Eurodollar futures – Pennsylvania’s state capital Harrisburg warned that it might miss a September interest payment. Treasury note futures accelerated after this seemingly anemic announcement with the contract jumping by about half a point lowering the yield by eight basis points at 2.22%. Auctions of fresh government debt at record low yields didn’t fare too well earlier in the week putting upside pressure on yields just as dealers were also dumbing down stimulus hopes from Jackson Hole. The recent durable goods report drew a line under more bearish data and helped play down the argument for fresh measures from the Fed. Already three FOMC members have taken issue even with the rewording of the latest policy statement, which moved from “an extended period” to “at least through March 2013.” The health of the economy was once again under scrutiny in the form of weekly initial claims data, which came out worse than expected at 417,000. Last week’s number was also revised higher and even after adjusting for temporary signings accounted for by Verizon employees on account of a labor dispute, the reading remains frustratingly above the 400,000 mark.
European bond markets – German bunds have staged a major turnaround after yields rose during the past several sessions. A preliminary reading from GfK for its consumer confidence indicator continued to dip having fallen steadily from a reading of 6.0 during March. The index today fell to 5.2 and was accompanied by a warning from GfK that it would likely wilt further. Benchmark yields fell as the crisis in Greece escalated. For several days observers have pointed to sky-high bond yields caused by a growing division over collateral demands initiated by the Finnish government. It signed an agreement with Greece, which would require ratification by 15 other member nations before Athens could receive its second round of bailout assistance. Onlookers correctly point to an increased risk of Greek default, while the ECB now simply has to look the other way and continues to buy only Italian and Spanish bonds on the open market. German 10-year yields edged lower to 2.18% after reversing losses with the September futures contract trading higher to 134.98 at the session’s best level.

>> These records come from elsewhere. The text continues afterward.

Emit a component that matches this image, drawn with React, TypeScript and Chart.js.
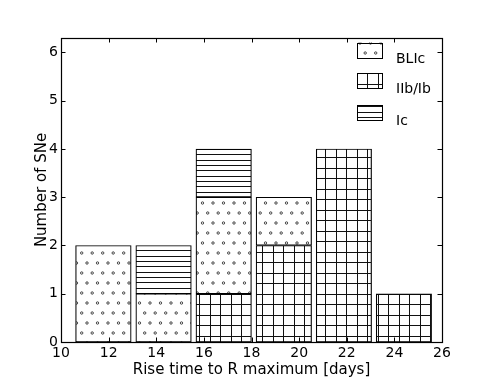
import React, { useEffect, useRef } from "react";
import { Chart, registerables } from "chart.js";

Chart.register(...registerables);

// ---- data ----
const binCenters = [11.78, 14.31, 16.83, 19.36, 21.88, 24.4];
const iibIbCounts = [0, 0, 1, 2, 4, 1];
const blicCounts = [2, 1, 2, 1, 0, 0];
const icCounts = [0, 1, 1, 0, 0, 0];
const seriesLabels = ["IIb/Ib", "BLIc", "Ic"]; // stacking order, bottom to top
const legendLabels = ["BLIc", "IIb/Ib", "Ic"]; // legend order
const xTickValues = [10, 12, 14, 16, 18, 20, 22, 24, 26];
const yTickValues = [0, 1, 2, 3, 4, 5, 6];

const FONT = "'DejaVu Sans', 'Liberation Sans', sans-serif";

function makeTile(w: number, h: number, draw: (c: CanvasRenderingContext2D) => void) {
  const cv = document.createElement("canvas");
  cv.width = w;
  cv.height = h;
  const c = cv.getContext("2d")!;
  c.fillStyle = "#fff";
  c.fillRect(0, 0, w, h);
  draw(c);
  return cv;
}

function makePatterns(ctx: CanvasRenderingContext2D) {
  const dots = makeTile(21, 20, (c) => {
    c.strokeStyle = "#333";
    c.lineWidth = 0.9;
    const pts = [
      [3, 3],
      [13.5, 3],
      [8.2, 13],
      [18.7, 13],
    ];
    pts.forEach(([x, y]) => {
      c.beginPath();
      c.arc(x, y, 1.2, 0, Math.PI * 2);
      c.stroke();
    });
  });
  const grid = makeTile(21, 21, (c) => {
    c.strokeStyle = "#111";
    c.lineWidth = 1;
    c.beginPath();
    [0.5, 10.5].forEach((p) => {
      c.moveTo(p, 0);
      c.lineTo(p, 21);
      c.moveTo(0, p);
      c.lineTo(21, p);
    });
    c.stroke();
  });
  const hlines = makeTile(16, 16, (c) => {
    c.strokeStyle = "#111";
    c.lineWidth = 1;
    c.beginPath();
    [0.5, 5.5, 10.5].forEach((p) => {
      c.moveTo(0, p);
      c.lineTo(16, p);
    });
    c.stroke();
  });
  return {
    "IIb/Ib": ctx.createPattern(grid, "repeat")!,
    BLIc: ctx.createPattern(dots, "repeat")!,
    Ic: ctx.createPattern(hlines, "repeat")!,
  } as Record<string, CanvasPattern>;
}

const framePlugin = {
  id: "frameTicks",
  afterDraw(chart: any) {
    const { ctx, chartArea: a, scales } = chart;
    const L = 4.5;
    ctx.save();
    ctx.strokeStyle = "#000";
    ctx.lineWidth = 1;
    ctx.beginPath();
    xTickValues.forEach((v) => {
      const px = Math.round(scales.x.getPixelForValue(v)) + 0.5;
      ctx.moveTo(px, a.bottom);
      ctx.lineTo(px, a.bottom - L);
      ctx.moveTo(px, a.top);
      ctx.lineTo(px, a.top + L);
    });
    yTickValues.forEach((v) => {
      const py = Math.round(scales.y.getPixelForValue(v)) + 0.5;
      ctx.moveTo(a.left, py);
      ctx.lineTo(a.left + L, py);
      ctx.moveTo(a.right, py);
      ctx.lineTo(a.right - L, py);
    });
    ctx.stroke();
    ctx.lineWidth = 1.2;
    ctx.strokeRect(Math.round(a.left) + 0.5, Math.round(a.top) + 0.5, Math.round(a.right - a.left), Math.round(a.bottom - a.top));
    ctx.restore();
  },
};

const legendPlugin = {
  id: "insideLegend",
  afterDatasetsDraw(chart: any) {
    const { ctx, chartArea: a } = chart;
    const ds = chart.data.datasets;
    ctx.save();
    const boxLeft = a.right - 85;
    const textLeft = a.right - 46;
    const tops = [4.5, 35, 67];
    legendLabels.forEach((lab, i) => {
      const d = ds.find((s: any) => s.label === lab);
      const top = a.top + tops[i];
      ctx.fillStyle = d.backgroundColor;
      ctx.fillRect(boxLeft, top, 25, 15);
      ctx.strokeStyle = "#000";
      ctx.lineWidth = 1;
      ctx.strokeRect(Math.round(boxLeft) + 0.5, Math.round(top) + 0.5, 25, 15);
      ctx.fillStyle = "#000";
      ctx.font = `14px ${FONT}`;
      ctx.textBaseline = "alphabetic";
      ctx.textAlign = "left";
      ctx.fillText(lab, textLeft, top + 20);
    });
    ctx.restore();
  },
};

export default function App() {
  const ref = useRef<HTMLCanvasElement>(null);
  useEffect(() => {
    const canvas = ref.current!;
    const ctx = canvas.getContext("2d")!;
    const patterns = makePatterns(ctx);
    const counts: Record<string, number[]> = {
      "IIb/Ib": iibIbCounts,
      BLIc: blicCounts,
      Ic: icCounts,
    };
    const chart = new Chart(canvas, {
      type: "bar",
      data: {
        datasets: seriesLabels.map((label) => ({
          label,
          data: binCenters.map((x, j) => ({ x, y: counts[label][j] ? counts[label][j] : null })),
          backgroundColor: patterns[label],
          borderColor: "#000",
          borderWidth: 1.2,
          borderSkipped: false,
          barThickness: "flex",
          barPercentage: 0.923,
          categoryPercentage: 1,
        })) as any,
      },
      options: {
        animation: false,
        responsive: false,
        devicePixelRatio: 1,
        layout: { padding: { left: 0, top: 38, right: 49, bottom: 0 } },
        plugins: { legend: { display: false }, tooltip: { enabled: false } },
        scales: {
          x: {
            type: "linear",
            min: 10,
            max: 26,
            stacked: true,
            offset: false,
            grid: { display: false, drawTicks: false, offset: false },
            border: { display: false },
            ticks: {
              stepSize: 2,
              autoSkip: false,
              maxRotation: 0,
              color: "#000",
              padding: 3,
              font: { family: FONT, size: 14 },
            },
            title: {
              display: true,
              text: "Rise time to R maximum [days]",
              color: "#000",
              font: { family: FONT, size: 15 },
              padding: { top: 0, bottom: 2.5 },
            },
            afterFit: (s: any) => {
              s.height = 40;
            },
          },
          y: {
            type: "linear",
            min: 0,
            max: 6.3,
            stacked: true,
            grid: { display: false, drawTicks: false },
            border: { display: false },
            ticks: {
              stepSize: 1,
              includeBounds: false,
              color: "#000",
              padding: 3,
              font: { family: FONT, size: 14 },
            },
            title: {
              display: true,
              text: "Number of SNe",
              color: "#000",
              font: { family: FONT, size: 15 },
              padding: { top: 33.5, bottom: 0 },
            },
            afterFit: (s: any) => {
              s.width = 61;
            },
          },
        },
      } as any,
      plugins: [legendPlugin, framePlugin],
    });
    return () => chart.destroy();
  }, []);
  return (
    <div style={{ position: "absolute", left: 0, top: 0, width: 491, height: 382, background: "#fff" }}>
      <canvas ref={ref} width={491} height={382} style={{ display: "block" }} />
    </div>
  );
}
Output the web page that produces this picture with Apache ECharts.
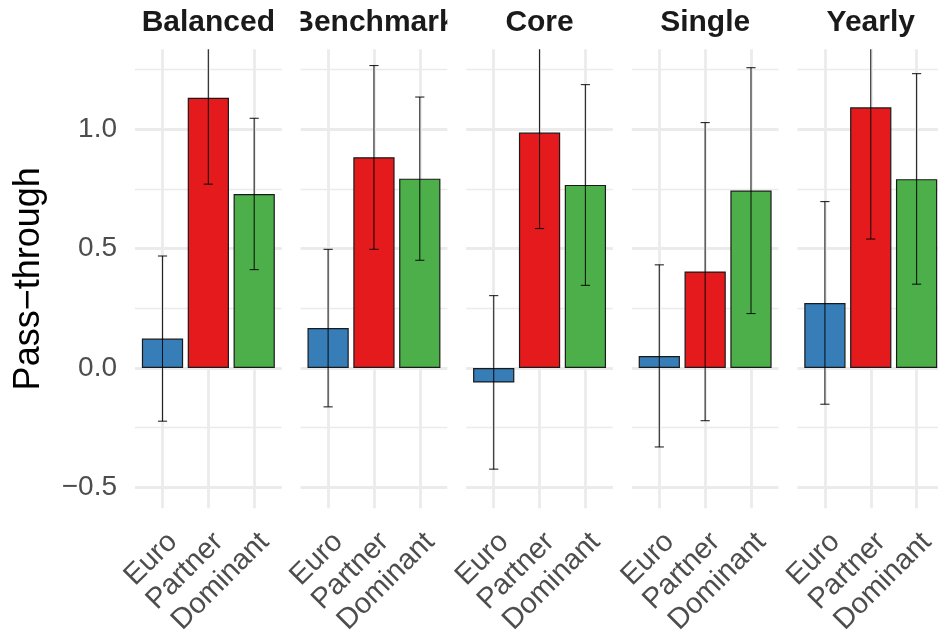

British gilts – Gilt futures rebounded by more than a full point from a session low at 127.94 after two bearish economic reports. As the U.S. session wore on with equity indices reversing a bullish response to the Bank of America news, gains for gilts accelerated. The contract reached a peak at 129.05 driving the yield down to 2.47%. A CBI report showed the stressed consumer bought less clothes and household items during the month with a net -14 reading as volumes fell among retailers following a July reading of -5. Consumer confidence is also weakening according to a Nationwide survey where respondents were less prone to make a major financial purchase and predicted weaker home values during the next six months. Short sterling futures remain higher on the session after an earlier jolt lower before the reports.
Japanese bonds – The falling yen combined with a better environment for stocks forced some bond liquidation on Thursday and as investors felt a slightly lesser need to hold government paper. September JGB futures fell by 32 ticks to 142.33 for the heaviest decline in two weeks adding three basis points to the benchmark 10-year yield.
Australian bills – Rising risk appetite and cooler hopes over what Bernanke might deliver Friday conspired to depress bill prices in Sydney. The contracts fell by 14 basis points across the strip although the cash market still implies a significant monetary loosening at the Reserve Bank this year. Government bond yields rose by three basis points to 4.42%.
Canadian bills – Government bond futures shrugged off an earlier decline towards the lowest point in almost two weeks to trade higher on the session joining the swing lower for yields across other global bonds. The September futures contract rose to 131.40 where the cash yield on the 10-year eased to 2.41%.